Pedro Almeida Vieira | Cidadão
O maniqueísmo jornalístico durante a pandemia é uma doença fatal. Desde o início da pandemia, a imprensa – coadjuvada pelos milhões do Governo – tratou de catalogar todas as opiniões contrárias como negacionistas.
Com o tempo, além das pessoas que clara (e erradamente) negavam até a existência do vírus, para o grupo dos negacionistas passaram todos aqueles que contestavam a estratégia assente em muitas idiotas medidas não-farmacológicas; que denunciavam o abandono no diagnóstico e tratamento das outras doenças para priorizar tudo para a covid-19; que contrapunham análises para contextualizar a covid-19 em função das outras pandemias (isto não é a Gripe Espanhola), da área geográfica (a doença não afecta de modo semelhante continentes nem países e nem sequer regiões ou hospitais) e da faixa etária.

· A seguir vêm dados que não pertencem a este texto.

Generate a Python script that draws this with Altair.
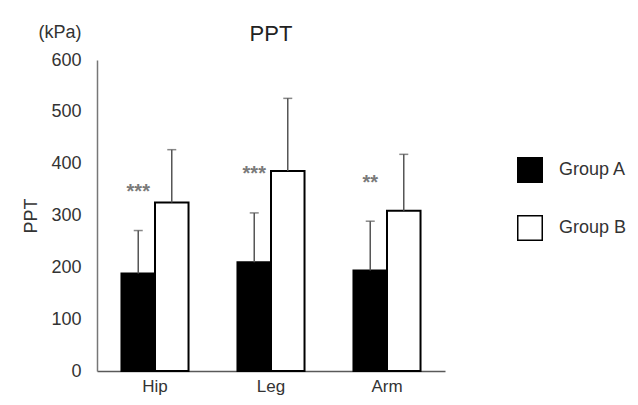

Todos estes passaram a negacionistas. A imprensa tinha como única referência a Narrativa Oficial, vista como a Verdade. Não há, neste fenómeno, qualquer diferença com os tempos da Inquisição: Giordano Bruno e Galileu Galilei eram negacionistas. Por acaso com razão.
Ser negacionista não é, convém dizer, sinónimo de alguém com razão que apenas está a ser objecto de perseguição para que a Verdade seja conhecida.
Não tenho essa visão das coisas.
O problema é outro. A catalogação intencionalmente feita pela imprensa – e muito visível agora na vacinação dos adolescentes e jovens adultos, onde houve maior contestação , incluindo por médicos e peritos – tem um iníquo objectivo: chafurdar argumentos com o ferrete de negacionismo. E assim se recusa o debate, se impede a transparência, se abre caminho ao autoritarismo.
O jornalismo, e sobretudo o português, tem demonstrado uma indecente degradação nos últimos meses. Olhar os tiques de Rodrigo Guedes de Carvalho – a semicerrar os olhinhos e a mostrar cumplicidade com o vice-almirante Gouveia e Melo enquanto destrata os supostos negacionistas – é olhar para uma retrete onde jaz, disforme, os imundos restos de um banquete.
As mais recentes notícias da pandemia – que, sem excepção, retratam como negacionistas os contestários ao programa de vacinação (com um fármaco experimental) de jovens de risco nulo de doença grave, porque a prudência deve reger as medidas de Saúde Pública – apenas me merecem um comentário: votos de que, em breve, este jornalismo desapareça por acção de um saneador autoclismo. Os jornalistas, editores e directores que transformaram a imprensa nesta chafurdice são verdadeiros negacionistas do jornalismo. Se se mantiverem activos serão os coveiros de um jornalismo já moribundo.